How ‘those rich people’ live
When the heat grows too oppressive inside the shed, Parvati lifts Kirti onto her hip and steps outside. Behind her, the concrete apartment buildings peep like watchtowers at the ramshackle settlement. I wonder whether Parvati knows what kind of people live in them.
“They work in office and all,” she says, shrugging as she drops an English word into her Kannada sentence.
“We work under the hot sun, they work in AC rooms sitting on a chair,” Basavaraj adds.
The division between them is education, Parvati thinks: They get educated, they become “big people … such rich people.”

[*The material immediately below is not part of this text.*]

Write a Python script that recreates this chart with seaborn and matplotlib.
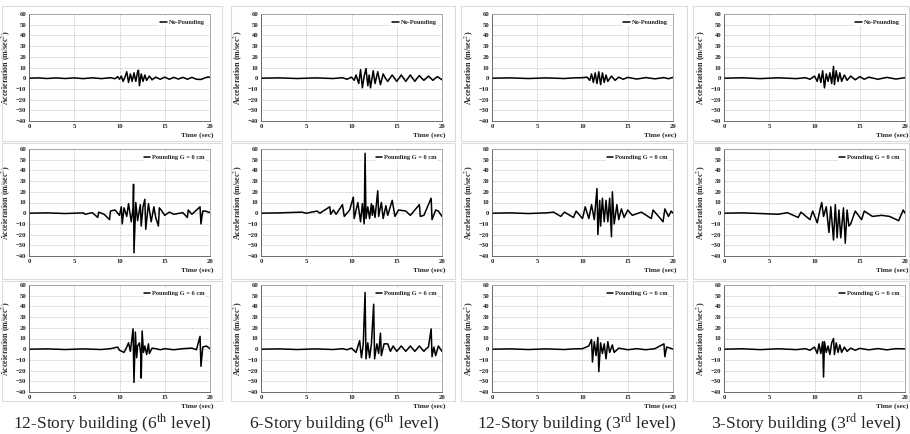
import matplotlib
matplotlib.use("Agg")
import matplotlib.pyplot as plt
import seaborn as sns
import pandas as pd
from matplotlib.patches import Rectangle

# ---- data (time in sec, acceleration in m/sec^2) ----
# 12-story building, 6th level
t_a1 = [0, 1, 2, 3, 4, 5, 6, 7, 8, 9, 9.5, 9.8, 10.0, 10.2, 10.4, 10.6, 10.8, 11.0, 11.2, 11.4,
        11.6, 11.8, 12.0, 12.1, 12.2, 12.4, 12.6, 12.8, 13.0, 13.3, 13.6, 14.0, 14.5, 15.0, 15.5,
        16.0, 16.5, 17.0, 17.5, 18.0, 18.5, 19.0, 19.5, 19.8, 20]
v_a1 = [0, 0.3, -0.3, 0.3, -0.3, 0.3, -0.4, 0.4, -0.4, 0.5, -0.5, 1.5, -1, 2, -3, 1, 6, -4, 4, -3,
        5, -3, 6, 7.5, -7, 4, -3, 3, -2, 2, -1.5, 1, -1, 1, -1, 0.8, -0.8, 0.8, -1, 0.8, -1,
        -1.2, 0.5, 1.2, 0.8]

t_a2 = [0, 2, 4, 6, 6.2, 7.0, 7.6, 7.7, 8.3, 8.9, 9.0, 9.5, 10.0, 10.2, 10.3, 10.5, 10.8, 11.0,
        11.3, 11.5, 11.55, 11.6, 11.8, 12.0, 12.3, 12.4, 12.6, 12.8, 12.9, 13.2, 13.5, 13.8, 14.0,
        14.3, 14.4, 14.6, 15.0, 15.5, 16.0, 17.0, 17.5, 17.6, 18.0, 18.9, 19.0, 19.2, 19.5, 20]
v_a2 = [0, 0.3, -0.3, 0.3, -1, 0.5, -4, 1, -1, -6, 2, 3, -2, 6, -10, 5, -3, 9, -8, 5, 27, -37,
        10, -7, 8, -12, 6, 13, -15, 9, -8, 6, -4, -12, 5, 3, -2, 1, -1, 0.5, -4, 3, -1, 6, -10,
        2, 2, 0.5]

t_a3 = [0, 2, 4, 6, 8, 9, 9.8, 10.0, 10.5, 10.8, 11.0, 11.2, 11.5, 11.6, 11.75, 11.9, 12.0, 12.2,
        12.35, 12.4, 12.5, 12.65, 12.8, 13.0, 13.2, 13.3, 13.6, 14.0, 14.5, 15.0, 16.0, 17.0, 18.0,
        18.5, 18.9, 19.0, 19.2, 19.6, 20]
v_a3 = [0, 0.3, -0.3, 0.3, -0.3, 0.5, 2, -1, -3, 2, 6, -2, 19, -31, 16, -8, 3, 6, -5, -27, 17,
        -3, 3, -5, 5, -4, 1, 0.5, -0.5, 0.5, -0.5, 0.5, 1, -0.5, 12, -16, 2, 3, 0.5]

# 6-story building, 6th level
t_b1 = [0, 2, 4, 6, 8, 9, 9.5, 10.0, 10.3, 10.5, 10.8, 11.0, 11.2, 11.4, 11.6, 11.8, 11.95, 12.1,
        12.4, 12.6, 12.9, 13.2, 13.5, 13.75, 14.0, 14.25, 14.5, 14.75, 15.0, 15.25, 15.5, 15.75,
        16.0, 16.25, 16.5, 16.75, 17.0, 17.25, 17.5, 17.75, 18.0, 18.25, 18.5, 18.75, 19.0, 19.25,
        19.5, 19.75, 20]
v_b1 = [0, 0.3, -0.3, 0.3, -0.3, 0.5, -1, 1, -2, 3, -5, 8, -9, 2, 9, -7, 3, -9, 7, -5, 6, -6, 4,
        0, -3, 0, 3, 0, -3, 0, 3, 0, -3, 0, 3, 0, -3, 0, 2.5, 0, -2, 0, 2, 0, -2, 0, 1.5, 0, -1.5]

t_b2 = [0, 2, 4.5, 5, 6.2, 6.5, 7.6, 7.7, 8.0, 8.3, 9.0, 9.2, 9.8, 10.2, 10.3, 10.7, 11.0, 11.2,
        11.4, 11.5, 11.6, 11.8, 12.0, 12.2, 12.3, 12.4, 12.6, 12.9, 13.0, 13.3, 13.5, 13.8, 14.0,
        14.5, 14.8, 15.2, 16.0, 16.5, 17.5, 17.6, 18.0, 18.8, 18.9, 19.3, 19.6, 20]
v_b2 = [0, 0.3, 1, 0, 2, 0, 6, -1, 3, -1, 8, -3, 3, 15, -5, 10, -8, 9, -10, 56, -5, 6, -5, 9,
        -2, 7, -4, 21, -3, 10, -5, 7, -2, 12, -3, 3, 2, -2, 8, -3, -2, 14, -6, 3, 2, -3]

t_b3 = [0, 2, 4, 6, 8, 9, 9.5, 10.0, 10.5, 10.9, 11.1, 11.3, 11.5, 11.6, 11.8, 12.0, 12.2, 12.45,
        12.55, 12.8, 13.0, 13.2, 13.3, 13.6, 14.0, 14.3, 14.6, 15.0, 15.25, 15.5, 15.75, 16.0,
        16.25, 16.5, 16.75, 17.0, 17.25, 17.5, 17.75, 18.0, 18.25, 18.5, 18.8, 18.9, 19.1, 19.3,
        19.6, 20]
v_b3 = [0, 0.3, -0.3, 0.3, -0.3, 0.5, -0.5, 1, -3, 8, -8, 5, 53, -9, 6, -8, 5, 42, -9, 5, -4,
        15, -6, 5, 5, -2, 3, -2, 0.5, 3, 0.5, -2, 0.5, 3, 0.5, -2, 0.5, 3, 0.5, -2, 0.5, 2, 19,
        -7, 2, -6, 3, -2]

# 12-story building, 3rd level
t_c1 = [0, 2, 4, 6, 8, 9, 10.0, 10.5, 10.8, 11.0, 11.2, 11.4, 11.6, 11.8, 12.0, 12.2, 12.4, 12.6,
        12.8, 13.2, 13.6, 14.0, 14.5, 15.0, 16.0, 17.0, 18.0, 19.0, 19.5, 20]
v_c1 = [0, 0.3, -0.3, 0.3, -0.3, 0.3, 0.5, 1, -2, 4, -4, 5, -5, 6, -6, 5, -4, 3, -3, 2, -2, 1,
        -1, 0.8, -0.8, 0.6, -0.6, 0.6, -0.5, 0.8]

t_c2 = [0, 2, 4, 6, 6.8, 7.6, 8.0, 9.0, 9.3, 10.0, 10.3, 10.7, 11.0, 11.3, 11.6, 11.7, 11.9,
        12.0, 12.2, 12.4, 12.6, 12.8, 13.0, 13.2, 13.3, 13.5, 13.8, 14.0, 14.3, 14.6, 15.0, 15.5,
        16.5, 17.6, 17.8, 18.9, 19.1, 19.5, 19.8, 20]
v_c2 = [0, 0.3, -0.3, 0.3, 1, -3, 1, -4, 2, -5, 6, -5, 8, -6, 23, -20, 12, -12, 14, -8, 12, -8,
        14, -22, 20, -10, 8, -6, 4, -4, 3, -2, 1, -5, 3, -8, 4, -3, 2, 0]

t_c3 = [0, 2, 4, 6, 8, 9, 10.0, 10.7, 11.0, 11.1, 11.3, 11.5, 11.7, 11.8, 12.0, 12.2, 12.4,
        12.6, 12.8, 13.0, 13.3, 13.5, 14.0, 15.0, 16.0, 17.0, 18.0, 19.0, 19.1, 19.3, 19.7, 20]
v_c3 = [0, 0.3, -0.3, 0.3, -0.3, 0.3, 0.5, 3, 9, -12, 7, -6, 11, -21, 6, -4, 5, -9, 7, -3, 4,
        -3, 1, -0.5, 0.5, -0.5, 0.5, 5, -7, 2, 1, 0]

# 3-story building, 3rd level
t_d1 = [0, 2, 4, 6, 8, 9, 9.5, 10.0, 10.3, 10.5, 10.7, 10.9, 11.1, 11.3, 11.5, 11.7, 11.9, 12.1,
        12.2, 12.4, 12.6, 12.8, 13.0, 13.3, 13.6, 14.0, 14.5, 15.0, 15.5, 16.0, 17.0, 18.0, 19.0,
        20]
v_d1 = [0, 0.4, -0.4, 0.4, -0.4, 0.5, -1, 2, -3, 4, -4, 7, -9, 4, -3, 5, -5, 11, -6, 7, -3, 5,
        -3, 3, -2, 2, -1.5, 1.5, -1, 1, -1, 0.8, -0.8, 0.5]

t_d2 = [0, 2, 4, 6, 7, 8.2, 8.5, 9.5, 9.8, 10.3, 10.6, 10.8, 11.0, 11.3, 11.6, 11.8, 12.1, 12.3,
        12.5, 12.7, 12.9, 13.2, 13.4, 13.6, 13.8, 14.0, 14.5, 15.2, 15.5, 16.4, 17.4, 18.3, 19.3,
        19.8, 20]
v_d2 = [0, 0.3, -0.3, -1, 0.5, -4, 1, -6, 2, -9, 3, 10, -3, 6, -18, 6, -25, 8, -23, 3, -23, 5,
        -28, 3, -12, -10, 2, -6, 2, -3, -2, -3, -7, 3, 0]

t_d3 = [0, 2, 4, 6, 8, 9, 9.5, 10.0, 10.3, 10.5, 10.7, 10.9, 11.0, 11.1, 11.3, 11.5, 11.7, 11.9,
        12.1, 12.2, 12.4, 12.6, 12.8, 13.0, 13.3, 13.6, 14.0, 14.5, 15.0, 16.0, 17.0, 18.0, 19.0,
        20]
v_d3 = [0, 0.4, -0.4, 0.4, -0.4, 0.5, -1, 2, -4, 5, -4, 7, -26, 7, -3, 3, -5, 6, 10, -5, 6, -3,
        4, -3, 2, -2, 1, -1, 0.8, -0.6, 0.6, -0.6, 0.5, 0.3]

captions = ["12-Story building (6$^{\\rm th}$ level)", "6-Story building (6$^{\\rm th}$ level)",
            "12-Story building (3$^{\\rm rd}$ level)", "3-Story building (3$^{\\rm rd}$ level)"]
case_labels = ["No-Pounding", "Pounding G = 0 cm", "Pounding G = 6 cm"]

series = [
    [(t_a1, v_a1), (t_a2, v_a2), (t_a3, v_a3)],
    [(t_b1, v_b1), (t_b2, v_b2), (t_b3, v_b3)],
    [(t_c1, v_c1), (t_c2, v_c2), (t_c3, v_c3)],
    [(t_d1, v_d1), (t_d2, v_d2), (t_d3, v_d3)],
]

sns.set_theme(style="white")
plt.rcParams["font.family"] = ["Liberation Serif", "DejaVu Serif"]
plt.rcParams["mathtext.fontset"] = "stix"

W, H = 910, 434
fig = plt.figure(figsize=(W / 100, H / 100), dpi=100)

col_left = [29, 261, 492, 724]
row_top = [14, 149, 285]
ax_w, ax_h = 181, 107
box_x = [(2, 222), (231, 455), (461, 687), (693, 909)]
box_y = [(6, 141), (143, 279), (281, 401)]
caption_x = [112, 344, 577, 806]

for c in range(4):
    for r in range(3):
        # light frame around each panel
        bx0, bx1 = box_x[c]
        by0, by1 = box_y[r]
        fig.patches.append(Rectangle((bx0 / W, 1 - by1 / H), (bx1 - bx0) / W, (by1 - by0) / H,
                                     transform=fig.transFigure, fill=False,
                                     edgecolor="#dcdcdc", linewidth=0.8))

        ax = fig.add_axes([col_left[c] / W, 1 - (row_top[r] + ax_h) / H, ax_w / W, ax_h / H])
        t, v = series[c][r]
        df = pd.DataFrame({"time": t, "acc": v})
        sns.lineplot(data=df, x="time", y="acc", ax=ax, color="black", linewidth=1.1,
                     label=case_labels[r])

        ax.set_xlim(0, 20)
        ax.set_ylim(-40, 60)
        ax.set_xticks(range(0, 21, 5))
        ax.set_yticks(range(-40, 61, 10))
        ax.grid(True, linestyle=(0, (1, 1)), color="#b0b0b0", linewidth=0.5)
        for s in ax.spines.values():
            s.set_color("#9a9a9a")
            s.set_linewidth(0.6)
        ax.spines["left"].set_color("#555555")
        ax.spines["bottom"].set_color("#555555")
        ax.tick_params(axis="both", length=0, pad=2, labelsize=4.8, colors="#222222")
        for lab in ax.get_xticklabels() + ax.get_yticklabels():
            lab.set_fontweight("bold")

        ax.set_ylabel("Acceleration (m/sec$^2$)", fontsize=5.8, fontweight="bold")
        ax.yaxis.set_label_coords(-0.09, 0.5)
        ax.set_xlabel("Time (sec)", fontsize=5.3, fontweight="bold")
        ax.xaxis.set_label_coords(1.02, -0.105)
        ax.xaxis.label.set_horizontalalignment("right")

        leg = ax.legend(loc="upper right", fontsize=4.6, handlelength=1.0, handletextpad=0.3,
                        borderaxespad=0.7, frameon=True, fancybox=False, framealpha=1,
                        edgecolor="none", facecolor="white", borderpad=0.15)
        for txt in leg.get_texts():
            txt.set_fontweight("bold")

    fig.text(caption_x[c] / W, 1 - 423 / H, captions[c], ha="center",
             va="center", fontsize=12.6)

fig.savefig("out.png", dpi=100)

Nobody they know has been inside one of the towers, although some of their friends worked on similar buildings. But Basavaraj worked as a domestic caretaker for a middle-class family in Bengaluru some years earlier, and figures he knows a little about how “those rich people” probably live.
“They only eat bread and jam in the morning, and in the night, they just order something from outside food [a takeaway],” he explains. “The food they eat at one o’clock, they will keep that in the fridge and they eat the same food at night and sleep. I have seen this many times.” He seems to pity them their cold leftovers. “We’ll have good food like roti, ragi mudde. We eat – stomach full – and sleep.”
Neither Parvati nor the neighbours who have drifted into the conversation have much more to say about the people in the towers. Their lives and concerns are here, at ground level, in a patchwork colony of people from many different places and religions, but who seem, to Parvati, to have fused into a single community.
Back home, people talk about Bengaluru as a “scary” place: Too costly and too crowded to allow for much trust between its denizens. In her second month in the city, Parvati thinks they were not far wrong, but she makes an exception for the colony she lives in. The people here are friendly, she says. At night, their door is only bound with rope, but she is never worried about her family’s security. A friend of hers chimes in, laughing, that no one here has anything worth stealing.
When asked what it is that makes a colony like this, an agglomeration of uprooted people, many of whom have left home dreaming only of returning home, become a community, Parvati explains it is their daily routines. Their children play together, the men walk to the building sites together. And in the evening when the worry and the work is briefly put away, the women gather to discuss what they are cooking. Today is Sunday, so Parvati is making chicken curry.